The annual difference is between $4,000 and $8,000 for a 20-person team. That is a significant number for a growing company to reconsider.
The Slack Lock-In Problem
Slack has become infrastructure for many teams. Years of message history, shared files, channel organisation, and workflow automations create a switching cost that goes beyond the subscription fee. Leaving Slack means leaving that history, rebuilding those workflows, and asking your team to change a communication habit that is deeply embedded in their daily routine.
This is worth acknowledging honestly. For teams where Slack is truly infrastructure, the switching cost is real. Tixio's answer to that is a migration path that imports existing documentation and a Chat module that is intuitive enough for teams to adopt quickly, combined with the argument that the cost of staying on Slack and the tools around it is a recurring and growing expense that consolidation on Tixio eliminates.
Where Slack Wins
Slack is the right choice for teams that need the richest possible communication experience with the deepest possible integration ecosystem, where those integrations connect a large, non-negotiable enterprise tool stack that Tixio cannot replace. For large organisations running Salesforce, Workday, and a custom development environment, Slack's integrations connect those systems in ways that a modular Work OS is not attempting to compete with.
Slack is also the right choice for teams where communication is the primary coordination mechanism and the tools alongside it are considered and intentional rather than accumulated accidentally.
Where Tixio Wins
Tixio wins for teams that have Slack and a project tool and a wiki and a CRM and an HR platform and are paying for all of them separately while watching context fall through the gaps between them every single day.

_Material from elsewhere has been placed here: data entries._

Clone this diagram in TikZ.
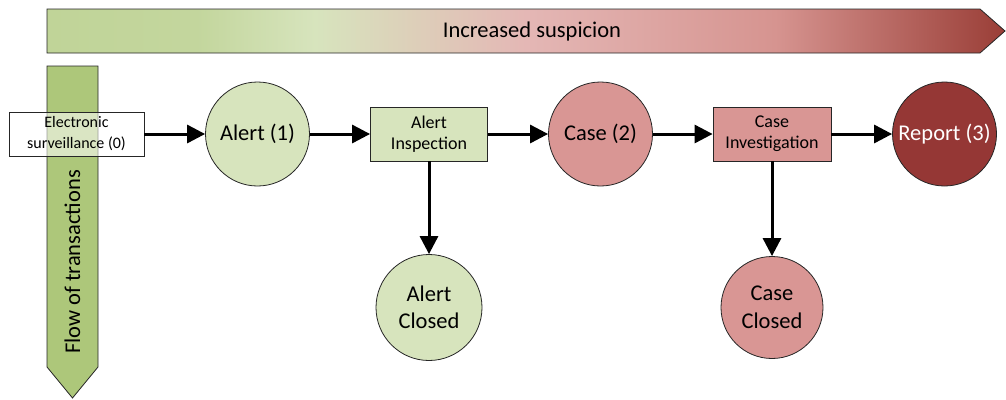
\documentclass[tikz,border=0pt]{standalone}
\usepackage{fontspec}
\setmainfont{Carlito}
\usetikzlibrary{arrows.meta}
\definecolor{gA}{HTML}{C0D498}
\definecolor{gB}{HTML}{D7E4BD}
\definecolor{gC}{HTML}{E4B7B5}
\definecolor{gD}{HTML}{D69490}
\definecolor{gE}{HTML}{9A3E37}
\definecolor{lgreen}{HTML}{D7E4BD}
\definecolor{vgreen}{HTML}{ADC77A}
\definecolor{lred}{HTML}{D99694}
\definecolor{dred}{HTML}{953735}
\pgfdeclarehorizontalshading{susp}{100bp}{color(0bp)=(gA); color(25bp)=(gA); color(33bp)=(gA!85!gB); color(39bp)=(gB); color(50bp)=(gC); color(63bp)=(gD); color(75bp)=(gE); color(100bp)=(gE)}
\tikzset{
  outl/.style={draw=black!85, line width=0.8pt},
  bigtxt/.style={font=\fontsize{22.5}{27.5}\selectfont},
  circ/.style={circle, outl, minimum size=104pt, inner sep=0pt, align=center, bigtxt},
  boxn/.style={rectangle, outl, minimum width=117pt, minimum height=54pt, inner sep=1pt, align=center, font=\fontsize{18}{21}\selectfont},
  conn/.style={line width=3pt, -{Triangle[length=18pt,width=18pt]}}
}
\begin{document}
\begin{tikzpicture}[x=1pt,y=-1pt]
\useasboundingbox (0,0) rectangle (1006,399);
% top gradient arrow
\shade[shading=susp] (47,9) -- (980,9) -- (1005,31) -- (980,53) -- (47,53) -- cycle;
\draw[outl] (47,9) -- (980,9) -- (1005,31) -- (980,53) -- (47,53) -- cycle;
\node[bigtxt] (susp) at (532,31) {Increased suspicion};
% vertical arrow
\draw[outl, fill=vgreen] (47,66) -- (98,66) -- (98,367) -- (72.5,398) -- (47,367) -- cycle;
\node[bigtxt, rotate=90] (flow) at (72.5,262) {Flow of transactions};
% nodes
\node[rectangle, outl, fill=white, fill opacity=0.55, text opacity=1, minimum width=135pt, minimum height=44pt, inner sep=1pt, align=center, font=\fontsize{16}{21}\selectfont] (es) at (76.5,134) {Electronic\\surveillance (0)};
\node[circ, fill=lgreen] (a1) at (257.5,134) {Alert (1)};
\node[boxn, fill=lgreen] (ai) at (429,134) {Alert\\Inspection};
\node[circ, fill=lred] (c2) at (600.5,134) {Case (2)};
\node[boxn, fill=lred, minimum width=118pt] (ci) at (772,134) {Case\\Investigation};
\node[circ, fill=dred, text=white] (r3) at (944.5,134) {Report (3)};
\node[circ, fill=lgreen, minimum size=106pt] (ac) at (429,307.5) {Alert\\Closed};
\node[circ, fill=lred, minimum size=102pt] (cc) at (772,307.5) {Case\\Closed};
% connectors
\draw[conn] (es.east) -- (a1.west);
\draw[conn] (a1.east) -- (ai.west);
\draw[conn] (ai.east) -- (c2.west);
\draw[conn] (c2.east) -- (ci.west);
\draw[conn] (ci.east) -- (r3.west);
\draw[conn] (ai.south) -- (ac.north);
\draw[conn] (ci.south) -- (cc.north);
\end{tikzpicture}
\end{document}
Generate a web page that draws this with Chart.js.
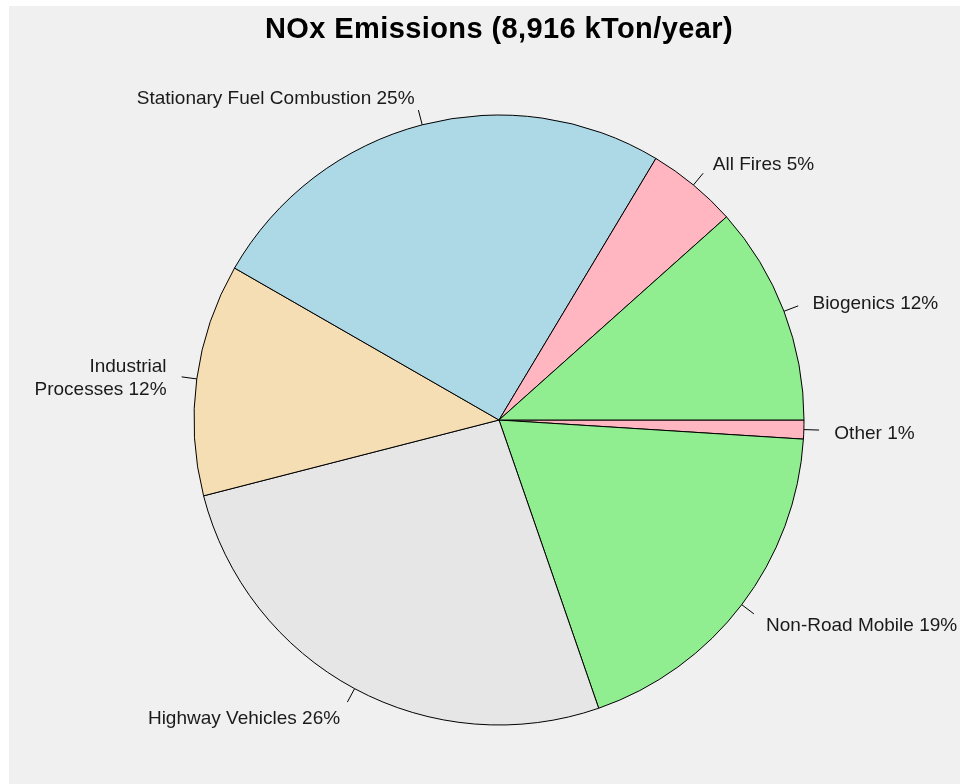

It wins on price by a margin that compounds significantly at scale. It wins on connected context, where conversations and work exist in the same system rather than running parallel to each other. It wins for teams that are ready to consolidate rather than integrate, and for growing companies that cannot justify $7 to $12 per person per month for a communication tool when a complete Work OS costs $2.80 per person per month.
FAQs
Is Tixio a good alternative to Slack? Yes, especially for teams that are running Slack alongside other tools and paying for each separately. Tixio's Chat module covers the core of what teams use Slack for, connected to the projects, wiki, CRM, and HR that live in the same workspace.
Does Tixio have channels and direct messages like Slack? Yes. Tixio's Chat module includes channels, direct messages, threads, file sharing, and voice notes. The experience is clean, fast, and intuitive for teams moving from Slack.
Can Tixio replace Slack entirely? For most growing teams, yes. Teams that rely heavily on Slack's enterprise integrations with large external tool stacks may find those integrations harder to replicate. For teams using Slack primarily for internal communication alongside standard productivity tools, Tixio replaces both Slack and those tools in one workspace.
Which is cheaper, Tixio or Slack? Tixio starts at $2.80 per person per month with all modules included. Slack Pro costs $7.25 per user per month for communication only, with additional tools required for everything else. For most team sizes, Tixio costs significantly less in total.
Who is Slack best suited for? Slack is best suited for large organisations with complex enterprise tool stacks that require deep integration, and for teams where communication tooling is considered, intentional, and not easily replaced. For growing teams running Slack as part of an accumulated tool stack, Tixio consolidates that stack at a fraction of the cost.